9. В поисках идеального объекта для изучения памяти
До открытий Бренды Милнер многие бихевиористы и некоторые когнитивные психологи по примеру Фрейда и Скиннера отказались от услуг биологии в исследованиях обучения и памяти. Они поступили так не потому, что были дуалистами, как Декарт, просто они считали, что биология в ближайшем будущем едва ли сыграет ощутимую роль в исследовании механизмов обучения. Более того, под влиянием работ Лешли они склонялись к мысли, что биология обучения вообще непостижима. В 1950 году, ближе к концу своей научной карьеры, Лешли писал: «Когда я смотрю на имеющиеся данные о местоположении следов памяти, у меня иногда возникает ощущение, что необходимый вывод состоял бы в том, что обучение просто невозможно» (курсив мой. — Э. К)..

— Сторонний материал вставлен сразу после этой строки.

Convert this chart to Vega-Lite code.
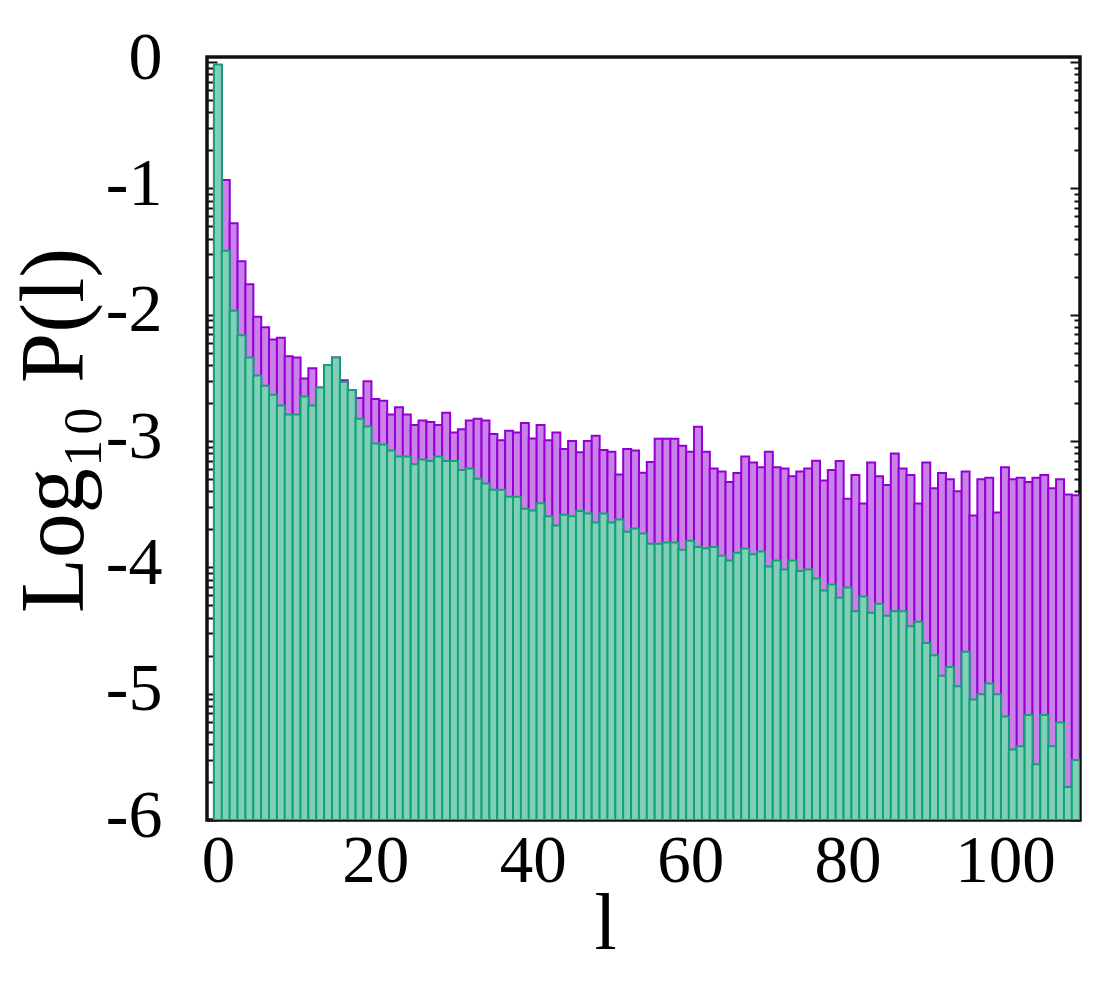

Работы Бренды Милнер в корне изменили ситуацию. Ее открытие того, что определенные участки мозга необходимы для работы некоторых форм памяти, давало первые сведения о том, где обрабатываются и хранятся различные воспоминания. Но вопрос, как хранится память, оставался без ответа, и я им увлекся. Хотя я обладал лишь самой базовой подготовкой для механизмов хранения памяти в нервной системе, я очень хотел попробовать свои силы а атмосфера Национальных институтов здоровья располагала к некоторой смелости. Повсюду проводились исследования спинного мозга на клеточном уровне, посвященные разным проблемам, впервые намеченным Шеррингтоном. Рано или поздно клеточные исследования памяти должны были дать ответ на ряд ключевых вопросов. Какие изменения происходят у нас в мозгу в процессе обучения? Различаются ли изменения, задействованные в разных типах обучения? Каковы биохимические механизмы работы памяти? Все эти вопросы вертелись у меня в голове, но из них было непросто вывести осмысленные эксперименты.
Я хотел начать с того, на чем остановилась Бренда Милнер, взяться за самый сложный и интересный аспект — формирование долговременной памяти на людей, места и предметы, которого, как она выяснила, не происходило у Г. М. Поэтому я надеялся сосредоточиться на гиппокампе, который, как показали исследования Милнер, был необходим для формирования долговременной памяти. Но мои представления о том, как подступиться к биологическим механизмам памяти, работающим в гиппокампе, были не только смутными, но и наивными.